In one of the new episodes of the ESPN docuseries “The Last Dance” that looks back at the career of Michael Jordan and the Chicago Bulls dynasty’s final NBA title, Jordan defended himself for the time he chose not to endorse a black Democratic candidate for Senate by saying that “Republicans buy sneakers too.” 

Jordan said he made the comment in jest, but defended his right to stay out of political matters at a time when he was among the most famous men in the world.

The incident came up in 1990, when Democrat Harvey Gantt ran against Republican incumbent Jesse Helms for a U.S. Senate seat in Jordan’s home state of North Carolina.

“I don’t think that statement needs to be corrected because I said it in jest on a bus with Horace Grant and Scottie Pippen,” Jordan said. “It was thrown off the cuff.

“My mother asked to do a PSA for Harvey Gantt, and I said, ‘Look, Mom, I’m not speaking out of pocket about someone that I don’t know.

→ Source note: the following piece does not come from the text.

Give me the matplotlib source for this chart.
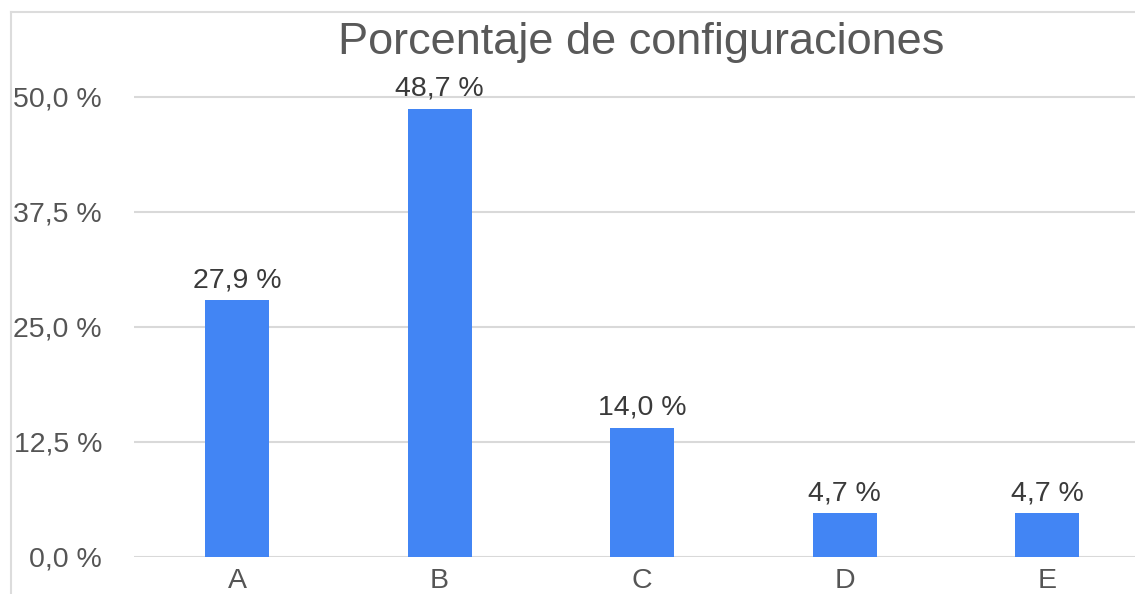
import matplotlib
matplotlib.use("Agg")
import matplotlib.pyplot as plt
from matplotlib.lines import Line2D

# Data
categories = ["A", "B", "C", "D", "E"]
values = [27.9, 48.7, 14.0, 4.7, 4.7]
y_ticks = [0.0, 12.5, 25.0, 37.5, 50.0]
y_tick_labels = ["0,0 %", "12,5 %", "25,0 %", "37,5 %", "50,0 %"]

plt.rcParams["font.family"] = ["Liberation Sans", "DejaVu Sans"]

fig = plt.figure(figsize=(11.35, 5.94), dpi=100)
ax = fig.add_axes([0.118, 0.0628, 0.882, 0.852])

x = list(range(len(categories)))
bars = ax.bar(x, values, width=0.316, color="#4285F4", zorder=3)

# labels on top of bars, comma decimal
ax.bar_label(bars, labels=[f"{v:.1f} %".replace(".", ",") for v in values],
             padding=5, fontsize=20.5, color="#3a3a3a")

ax.set_xlim(-0.509, 4.434)
ax.set_ylim(0, 55)
ax.set_xticks(x)
ax.set_xticklabels(categories)
ax.set_yticks(y_ticks)
ax.set_yticklabels(y_tick_labels)
ax.tick_params(axis="y", length=0, pad=23, labelsize=20.5, labelcolor="#555555")
ax.tick_params(axis="x", length=0, pad=8, labelsize=20.5, labelcolor="#555555")

ax.grid(axis="y", color="#D9D9D9", linewidth=1.5, zorder=0)
for s in ax.spines.values():
    s.set_visible(False)

# title sits just above the plot area
fig.text(641 / 1135, 1 - 54 / 594, "Porcentaje de configuraciones", fontsize=32.5,
         color="#595959", ha="center", va="baseline")

# light frame of the original screenshot
fig.add_artist(Line2D([11 / 1135, 1], [1 - 12 / 594, 1 - 12 / 594], color="#DCDCDC", lw=1.5))
fig.add_artist(Line2D([11 / 1135, 11 / 1135], [0, 1 - 12 / 594], color="#DCDCDC", lw=1.5))

fig.savefig("out.png", dpi=100)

But I will send a contribution to support him.’ Which is what I did.”



Former President Barack Obama appeared for the second time in the series to discuss his mixed emotions over Jordan not condemning the Republican incumbent for what were viewed as racist stances. Mr. Helms opposed the Civil Rights Act and the Voting Rights Act, and he filibustered against making Martin Luther King Jr. Day a national holiday.

“I’ll be honest, when it was reported that Michael said ‘Republicans buy sneakers, too’ — for somebody who was at that time preparing for a career in civil rights law and knowing what Jesse Helms stood for, you would’ve wanted to see Michael push harder on that,” Mr. Obama said. “On the other hand, he was still trying to figure out, ‘How am I managing this image that has been created around me, and how do I live up to it?’”

Mr. Obama, who spent much of his life in Chicago, awarded Jordan in 2015 with the Presidential Medal of Freedom, the nation’s highest civilian honor.

The documentary — though Jordan’s production company, Jump 23, was heavily involved and signed off on the final product — framed the apolitical Jordan in contrast with Muhammad Ali and his activism. Jordan said he does “commend” Ali for standing up for his beliefs, but it wasn’t his own style.

“I wasn’t a politician when I was playing my sport,” Jordan said. “I was focused on my craft. Was that selfish? Probably. But that was my energy. That’s where my energy was.”